The real challenge for law firms isn’t whether AI will be used. It’s whether AI will be adopted intentionally, securely, and in a way that actually improves how the firm operates.

That’s where AI readiness comes in.

What “AI Readiness” Really Means for Law Firms

AI readiness is often misunderstood as buying a tool or approving a pilot. In practice, it’s much broader. A law firm is AI-ready when it has:

  • The right technology foundation
  • Clear governance and guardrails
  • Clean, accessible data
  • Processes that support adoption
  • Leadership alignment around risk and outcomes

Without these elements, AI adoption tends to be fragmented, risky, and disappointing.

Common Misconceptions About AI in Law Firms

 Before talking about readiness, it’s worth addressing a few myths we see repeatedly:

“We’ll figure out governance later”

In reality, AI governance becomes harder once usage is widespread. Firms that delay guardrails often end up with inconsistent practices, shadow AI usage, and difficult client conversations.

“AI is an IT project”

AI quickly becomes an operations and risk issue, not just a technical one. It touches attorney workflows, document handling, client expectations, and compliance—well beyond IT.

“Buying a legal AI tool makes us ready”

Point solutions solve specific tasks, but they don’t address how AI fits into the broader technology stack, document environment, or day-to-day processes of the firm.

The Four Pillars of AI Readiness

  1. Technology Foundation

AI tools rely heavily on the underlying systems they connect to. Firms need to assess:

  • Document management and metadata quality
  • Identity and access controls
  • Cloud vs. on-prem environments
  • Integration between systems

AI is only as effective as the data and infrastructure beneath it.

  1. Data & Document Hygiene

Disorganized documents, inconsistent naming conventions, and unclear permissions limit AI effectiveness and increase risk. AI readiness requires:

  • Standardized document structures
  • Clear access controls
  • Confidence in what data AI tools can and cannot access

This is often where firms uncover the biggest hidden gaps.

  1. Governance, Risk, and Client Expectations

Clients are increasingly asking:

  • How is AI being used on my matters?
  • What data is shared with AI tools?
  • How do you prevent confidential information from being misused?
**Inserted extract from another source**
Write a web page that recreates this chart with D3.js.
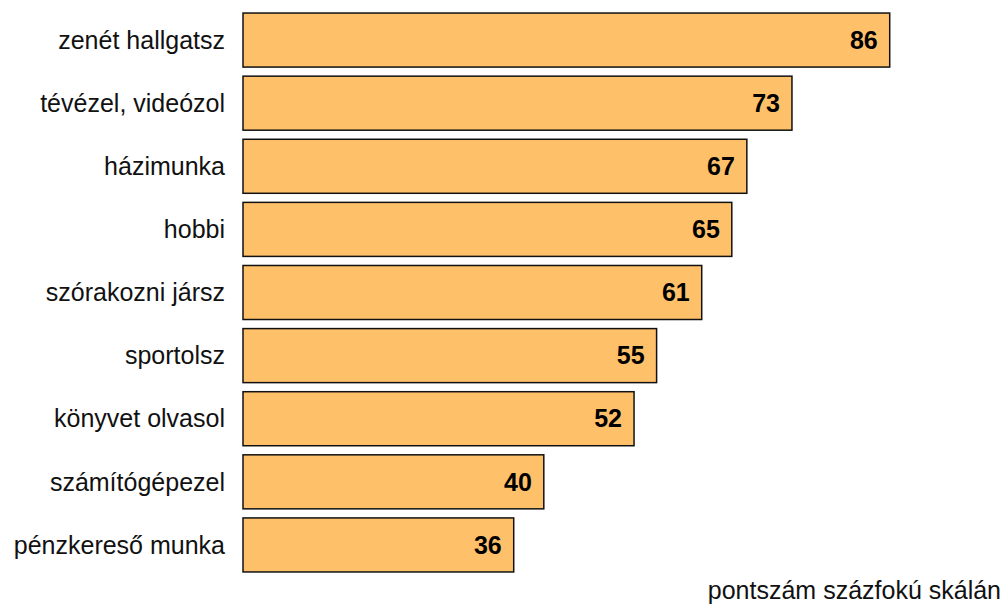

AI readiness means having:

  • Approved use cases
  • Clear policies for attorneys and staff
  • A defensible answer when clients ask tough questions
  1. Process & Adoption

Even the best AI tools fail without adoption. Firms must consider:

  • How attorneys actually work
  • Where AI adds value versus friction
  • How changes are communicated and supported

AI should reduce effort - not create another system attorneys avoid.

Why AI Readiness Is an Operational Advantage

Firms that approach AI readiness deliberately gain more than productivity gains. They gain:

  • Greater consistency across practices
  • Reduced operational and compliance risk
  • Improved attorney experience
  • Stronger credibility with clients

Most importantly, they avoid reactive decision-making driven by vendors, incidents, or client pressure.

Where Many Firms Get Stuck

We often see firms:

  • Adopting AI tools faster than their infrastructure can support
  • Asking small IT teams to manage large operational changes
  • Treating AI as an experiment instead of a capability
  • Underestimating how quickly AI use spreads organically

These firms aren’t “behind”—they’re simply missing a readiness framework.

Moving Forward: Readiness Before Acceleration

AI readiness doesn’t slow innovation. It enables it.

By investing upfront in technology alignment, governance, and process, law firms create a foundation where AI can be adopted confidently, scaled responsibly, and explained clearly to clients and stakeholders.

The firms that succeed with AI won’t be the ones that adopt the most tools first—but the ones that prepare the best.